=== Task directions ===
Return each line of the listing below, unchanged, and omit the images.

=== Dataset section ===
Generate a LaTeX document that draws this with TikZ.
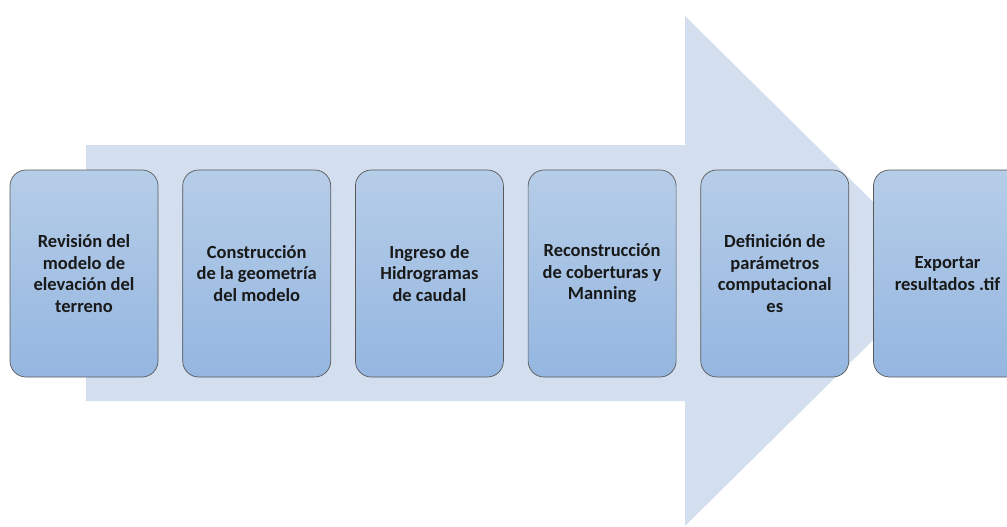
\documentclass[tikz,border=0pt]{standalone}
\usepackage{fontspec}
\setmainfont{Carlito}
\usetikzlibrary{positioning}
\definecolor{flecha}{HTML}{D3DEEE}
\definecolor{cajaarriba}{HTML}{B6CDE8}
\definecolor{cajaabajo}{HTML}{94B6E0}
\begin{document}
\begin{tikzpicture}[x=1pt, y=-1pt, node distance={24pt}, paso/.style = {draw=black!65, line width=0.7pt, rounded corners=16pt, top color=cajaarriba, bottom color=cajaabajo, minimum width=148pt, minimum height=207pt, inner sep=0pt, align=center, text=black!90, font=\fontsize{18.5}{21.5}\selectfont\bfseries}]
\useasboundingbox (0,0) rectangle (1007,527);
% flecha de fondo
\fill[flecha] (86,145) -- (685,145) -- (685,16) -- (943,271) -- (685,526) -- (685,401) -- (86,401) -- cycle;
\node[paso] (1) at (84,273.5) {Revisión del\\modelo de\\elevación del\\terreno};
\node[paso] (2) [right=of 1] {Construcción\\de la geometría\\del modelo};
\node[paso] (3) [right=of 2] {Ingreso de\\Hidrogramas\\de caudal};
\node[paso] (4) [right=of 3] {Reconstrucción\\de coberturas y\\Manning};
\node[paso] (5) [right=of 4] {Definición de\\parámetros\\computacional\\es};
\node[paso] (6) [right=of 5] {Exportar\\resultados .tif};
\end{tikzpicture}
\end{document}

=== Output below ===
Generate a LaTeX document that draws this with TikZ.
\documentclass[tikz,border=0pt]{standalone}
\usepackage{fontspec}
\setmainfont{Carlito}
\usetikzlibrary{positioning}
\definecolor{flecha}{HTML}{D3DEEE}
\definecolor{cajaarriba}{HTML}{B6CDE8}
\definecolor{cajaabajo}{HTML}{94B6E0}
\begin{document}
\begin{tikzpicture}[x=1pt, y=-1pt, node distance={24pt}, paso/.style = {draw=black!65, line width=0.7pt, rounded corners=16pt, top color=cajaarriba, bottom color=cajaabajo, minimum width=148pt, minimum height=207pt, inner sep=0pt, align=center, text=black!90, font=\fontsize{18.5}{21.5}\selectfont\bfseries}]
\useasboundingbox (0,0) rectangle (1007,527);
% flecha de fondo
\fill[flecha] (86,145) -- (685,145) -- (685,16) -- (943,271) -- (685,526) -- (685,401) -- (86,401) -- cycle;
\node[paso] (1) at (84,273.5) {Revisión del\\modelo de\\elevación del\\terreno};
\node[paso] (2) [right=of 1] {Construcción\\de la geometría\\del modelo};
\node[paso] (3) [right=of 2] {Ingreso de\\Hidrogramas\\de caudal};
\node[paso] (4) [right=of 3] {Reconstrucción\\de coberturas y\\Manning};
\node[paso] (5) [right=of 4] {Definición de\\parámetros\\computacional\\es};
\node[paso] (6) [right=of 5] {Exportar\\resultados .tif};
\end{tikzpicture}
\end{document}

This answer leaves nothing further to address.